The last four consecutive presidents, including Trump, have all tried to
execute something resembling a Russian reset. All of them failed, but their
failures were not cost-free propositions. That engagement bought Putin time —
time he has used to invade his sovereign neighbors on three occasions, and
Ukraine won’t be the last. “He wants to put the old band back together,”
Christie said of the Soviet Union. “Only American can stop it.”
But the
governor’s performance on that debate stage wasn’t dour. He didn’t channel the
eschatological notion that America is such a spent force it will only take one
more Democratic presidential term to finally break the greatest country on
Earth. He brought the jokes. Sure, Trump failed to build his border wall,
Christie said. Nor did he get Mexico to pay for it. Indeed, if Mexico had known
they’d only have to foot the bill for 52 miles of new barriers, “they might
have paid for the 52 miles,” he joked. In another jocular moment, Christie
extended his respect to the field of candidates who did show
up for the debate — even Vivek Ramaswamy, with whom he had several heated
exchanges in the last debate. Turning then to the over-eager pharmaceutical
CEO, who was thrilled by the gesture, Christie jokingly told him to put his
“hand down.” That disarmed Ramaswamy, who laughed aloud at the admonition.
It
wasn’t a bad debate for any of the candidates on that stage. Ramaswamy pivoted
from the churlish pose he struck in the first debate to relatable and gracious,
and he reminded Republicans why they found him impressive in the first place.

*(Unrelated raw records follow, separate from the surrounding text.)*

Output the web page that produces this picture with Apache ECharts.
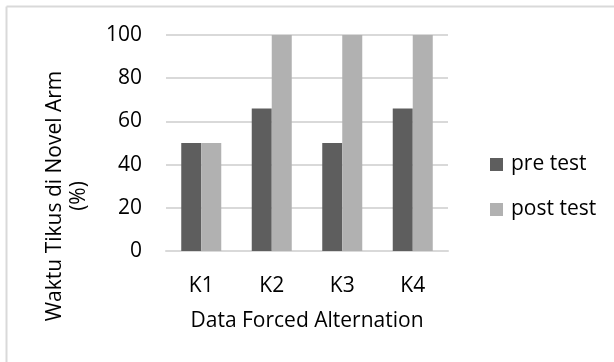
<!DOCTYPE html>
<html>
<head>
<meta charset="utf-8">
<script src="https://cdn.jsdelivr.net/npm/echarts@6/dist/echarts.min.js"></script>
<style>html,body{margin:0;padding:0;background:#fff;}#c{width:614px;height:362px;}</style>
</head>
<body>
<div id="c"></div>
<script>
const categories = ['K1', 'K2', 'K3', 'K4'];
const preTest = [50, 66, 50, 66];
const postTest = [50, 100, 100, 100];
const seriesNames = ['pre test', 'post test'];
const yTitleLines = ['Waktu Tikus di Novel Arm', '(%)'];
const xTitle = 'Data Forced Alternation';

const FONT = 'Open Sans';
const FS = 21;
const chart = echarts.init(document.getElementById('c'), null, {renderer: 'canvas'});
chart.setOption({
  animation: false,
  backgroundColor: '#fff',
  textStyle: {fontFamily: FONT},
  graphic: [
    {type: 'line', shape: {x1: 6.5, y1: 6.5, x2: 614, y2: 6.5}, style: {stroke: '#d9d9d9', lineWidth: 2}},
    {type: 'line', shape: {x1: 6.5, y1: 6.5, x2: 6.5, y2: 362}, style: {stroke: '#d9d9d9', lineWidth: 2}},
    {type: 'text', x: 55, y: 196, rotation: Math.PI / 2,
     style: {text: yTitleLines[0], font: FS + 'px "Open Sans"', fill: '#000', textAlign: 'center', textVerticalAlign: 'middle'}},
    {type: 'text', x: 79, y: 196, rotation: Math.PI / 2,
     style: {text: yTitleLines[1], font: FS + 'px "Open Sans"', fill: '#000', textAlign: 'center', textVerticalAlign: 'middle'}}
  ],
  grid: {left: 166, right: 166, top: 35, bottom: 111, containLabel: false},
  legend: {
    orient: 'vertical', left: 490, top: 154, padding: 0,
    itemWidth: 13, itemHeight: 13, itemGap: 24,
    icon: 'rect',
    textStyle: {fontSize: FS, color: '#000', fontFamily: FONT, padding: [0, 0, 0, 3]},
    data: seriesNames
  },
  xAxis: {
    type: 'category', data: categories,
    axisLine: {show: true, lineStyle: {color: '#d9d9d9', width: 2}},
    axisTick: {show: false},
    axisLabel: {fontSize: FS, color: '#000', margin: 25, fontFamily: FONT},
    name: xTitle, nameLocation: 'middle', nameGap: 60,
    nameTextStyle: {fontSize: FS, color: '#000', fontFamily: FONT}
  },
  yAxis: {
    type: 'value', min: 0, max: 100, interval: 20,
    axisLine: {show: false}, axisTick: {show: false},
    axisLabel: {fontSize: FS, color: '#000', margin: 24, fontFamily: FONT},
    splitLine: {lineStyle: {color: '#d9d9d9', width: 2}}
  },
  series: [
    {name: seriesNames[0], type: 'bar', data: preTest, barWidth: 20, barGap: '0%',
     itemStyle: {color: '#5e5e5e'}},
    {name: seriesNames[1], type: 'bar', data: postTest, barWidth: 20, barGap: '0%',
     itemStyle: {color: '#b1b1b1'}}
  ]
});
</script>
</body>
</html>
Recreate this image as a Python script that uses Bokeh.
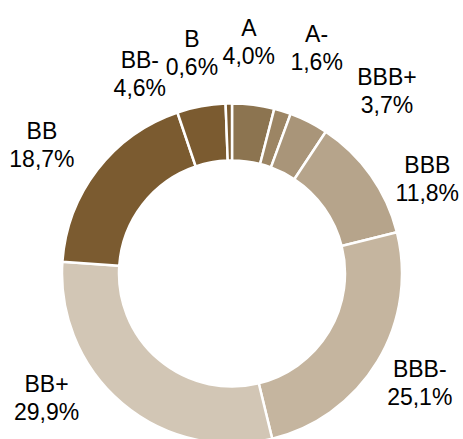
import math
from bokeh.plotting import figure
from bokeh.models import Range1d, ColumnDataSource
from bokeh.core.properties import value
from bokeh.embed import file_html
from bokeh.resources import INLINE

# ---- data ----
ratings = ["A", "A-", "BBB+", "BBB", "BBB-", "BB+", "BB", "BB-", "B"]
shares = [4.0, 1.6, 3.7, 11.8, 25.1, 29.9, 18.7, 4.6, 0.6]
share_labels = ["4,0%", "1,6%", "3,7%", "11,8%", "25,1%", "29,9%", "18,7%", "4,6%", "0,6%"]
colors = ["#8C7450", "#9C8564", "#A99579", "#B6A48B", "#C5B59F",
          "#D2C6B5", "#7B5B30", "#7B5B30", "#7B5B30"]

# label layout (angle shift from wedge middle in degrees, distance from centre in px)
label_shift_deg = [-3.1, 3.1, 13.2, 8.9, -1.5, 16.5, -3.0, -14.1, -9.1]
label_dist = [235, 243, 241, 218, 216, 222, 231, 222, 227]

W, H = 463, 439
cx, cy = 231.5, 166.0
R_out, R_in = 170, 113

total = sum(shares)
starts, ends, mids = [], [], []
cum = 0.0
for s in shares:
    a0 = cum / total * 2 * math.pi
    cum += s
    a1 = cum / total * 2 * math.pi
    starts.append(math.pi / 2 - a0)
    ends.append(math.pi / 2 - a1)
    mids.append((a0 + a1) / 2)

src = ColumnDataSource(dict(start=starts, end=ends, color=colors,
                            x=[cx] * len(shares), y=[cy] * len(shares)))

p = figure(width=W, height=H, output_backend="svg", toolbar_location=None,
           x_range=Range1d(0, W), y_range=Range1d(0, H), min_border=0)
p.axis.visible = False
p.grid.visible = False
p.outline_line_color = None
p.background_fill_color = "white"

p.annular_wedge(x="x", y="y", inner_radius=R_in, outer_radius=R_out,
                start_angle="start", end_angle="end", direction="clock",
                fill_color="color", line_color="white", line_width=2.5, source=src)

lx1, ly1, lx2, ly2 = [], [], [], []
for m, sh, d in zip(mids, label_shift_deg, label_dist):
    a = m + math.radians(sh)
    xc = cx + d * math.sin(a)
    yc = cy + d * math.cos(a) + 5
    lx1.append(xc); ly1.append(yc + 6.5)
    lx2.append(xc); ly2.append(yc - 21.5)

p.text(x=lx1, y=ly1, text=ratings, text_align="center", text_baseline="alphabetic",
       text_font=value("Liberation Sans"), text_font_size="23px", text_color="#000000")
p.text(x=lx2, y=ly2, text=share_labels, text_align="center", text_baseline="alphabetic",
       text_font=value("Liberation Sans"), text_font_size="23px", text_color="#000000")

open("out.html", "w").write(file_html(p, INLINE))
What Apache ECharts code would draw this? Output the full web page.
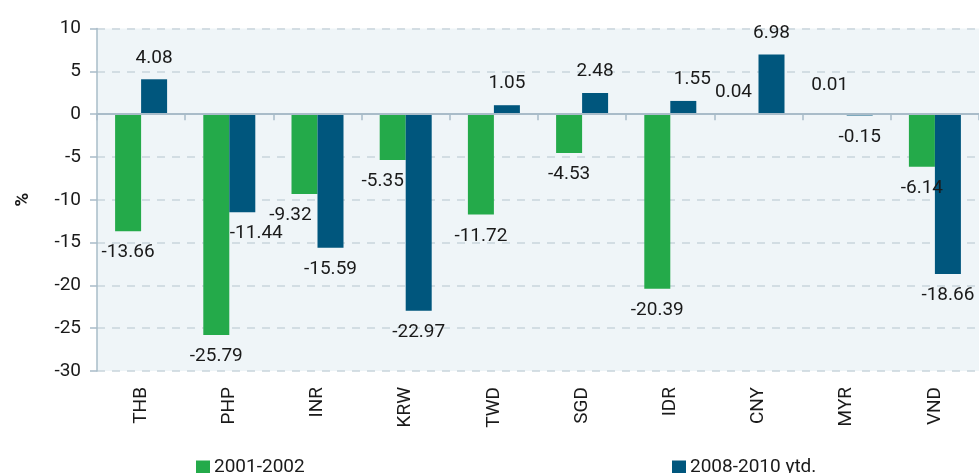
<!DOCTYPE html>
<html>
<head>
<meta charset="utf-8">
<script src="https://cdn.jsdelivr.net/npm/echarts@6/dist/echarts.min.js"></script>
<style>
    html, body { margin: 0; padding: 0; background: #fff; }
    #bar_chart { width: 979px; height: 473px; }
</style>
</head>
<body>
<div id="bar_chart"></div>
<script>
    // currencies
    const categories = ['THB', 'PHP', 'INR', 'KRW', 'TWD', 'SGD', 'IDR', 'CNY', 'MYR', 'VND'];
    // % change
    const data2001 = [-13.66, -25.79, -9.32, -5.35, -11.72, -4.53, -20.39, 0.04, 0.01, -6.14];
    const data2008 = [4.08, -11.44, -15.59, -22.97, 1.05, 2.48, 1.55, 6.98, -0.15, -18.66];
    const yTicks = [10, 5, 0, -5, -10, -15, -20, -25, -30];

    // label nudges so they sit like the original (px)
    const nudge2001 = {INR: [-14, 0], KRW: [-10, 0], CNY: [-12, 0], MYR: [-4, -7]};
    const nudge2008 = {PHP: [14, 0], IDR: [9, 0]};

    const FONT = 'Roboto, "DejaVu Sans Condensed", sans-serif';
    const FS = 19;
    const AXIS_COLOR = '#a9bcc9';

    function buildData(values, nudge) {
        return values.map((v, i) => ({
            value: v,
            label: {
                position: v >= 0 ? 'top' : 'bottom',
                offset: nudge[categories[i]] || [0, 0]
            }
        }));
    }

    const bar_chart = echarts.init(document.getElementById('bar_chart'));
    bar_chart.setOption({
        animation: false,
        textStyle: { fontFamily: FONT },
        grid: {
            left: 97,
            right: -3,
            top: 28.6,
            bottom: 102,
            show: true,
            backgroundColor: '#eff5f8',
            borderWidth: 0
        },
        legend: [
            {
                data: ['2001-2002'],
                left: 191,
                top: 453,
                icon: 'rect',
                itemWidth: 14,
                itemHeight: 14,
                textStyle: { fontFamily: FONT, fontSize: FS, color: '#1a1a1a', padding: [0, 0, 0, -1] }
            },
            {
                data: ['2008-2010 ytd.'],
                left: 667,
                top: 453,
                icon: 'rect',
                itemWidth: 14,
                itemHeight: 14,
                textStyle: { fontFamily: FONT, fontSize: FS, color: '#1a1a1a', padding: [0, 0, 0, -1] }
            }
        ],
        xAxis: [
            {
                type: 'category',
                data: categories,
                position: 'bottom',
                axisLine: { show: false, onZero: false },
                axisTick: { show: false },
                axisLabel: {
                    rotate: 90,
                    margin: 16,
                    fontFamily: FONT,
                    fontSize: FS,
                    color: '#1a1a1a'
                }
            },
            {
                // zero line with ticks between categories
                type: 'category',
                data: categories,
                position: 'top',
                z: 3,
                axisLine: { show: true, onZero: true, lineStyle: { color: AXIS_COLOR, width: 2 } },
                axisTick: { show: true, inside: true, length: 6, lineStyle: { color: AXIS_COLOR, width: 1.5 } },
                axisLabel: { show: false }
            }
        ],
        yAxis: {
            type: 'value',
            min: -30,
            max: 10,
            interval: 5,
            name: '%',
            nameLocation: 'middle',
            nameRotate: 90,
            nameGap: 64,
            nameTextStyle: { fontFamily: FONT, fontSize: FS, fontWeight: 'bold', color: '#1a1a1a' },
            axisLine: { show: true, lineStyle: { color: AXIS_COLOR, width: 1.5 } },
            axisTick: { show: true, length: 7, lineStyle: { color: AXIS_COLOR, width: 1.5 } },
            axisLabel: {
                margin: 16,
                fontFamily: FONT,
                fontSize: FS,
                color: '#1a1a1a',
                formatter: v => yTicks.indexOf(v) >= 0 ? String(v) : ''
            },
            splitLine: {
                show: true,
                lineStyle: { color: '#c9d5dc', type: [8, 7], width: 1.5 }
            }
        },
        series: [
            {
                name: '2001-2002',
                type: 'bar',
                barWidth: 26,
                barGap: '0%',
                itemStyle: { color: '#24aa4a' },
                label: {
                    show: true,
                    distance: 12,
                    fontFamily: FONT,
                    fontSize: FS,
                    color: '#1a1a1a',
                    formatter: p => p.value.toFixed(2)
                },
                data: buildData(data2001, nudge2001)
            },
            {
                name: '2008-2010 ytd.',
                type: 'bar',
                barWidth: 26,
                barGap: '0%',
                itemStyle: { color: '#00567d' },
                label: {
                    show: true,
                    distance: 12,
                    fontFamily: FONT,
                    fontSize: FS,
                    color: '#1a1a1a',
                    formatter: p => p.value.toFixed(2)
                },
                data: buildData(data2008, nudge2008)
            }
        ]
    });
</script>
</body>
</html>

Haley displayed a real depth of knowledge on policy with detail-rich responses
to questions on health care and foreign affairs. Tim Scott had a standout
moment describing the ways in which America had overcome much of its racial
past and the faith he had in continued progress. Ron DeSantis did himself a lot
of favors by reminding voters of his successes as Florida’s governor, and he
showed that Trump’s dominance in the polls does not so cow him that he won’t
take the fight to the front-runner.
But it
was Christie who turned in the most compelling performance. And for Donald
Trump’s Republican skeptics, that’s just terrible. No one in this field is as
disliked by GOP voters as Chris Christie. That deficit is so deep it’s a hurdle
Christie is unlikely to overcome. So, a muddled result favoring the candidate
least likely to consolidate the Trump-skeptical vote only prolongs the
winnowing process and makes Trump’s nomination more likely.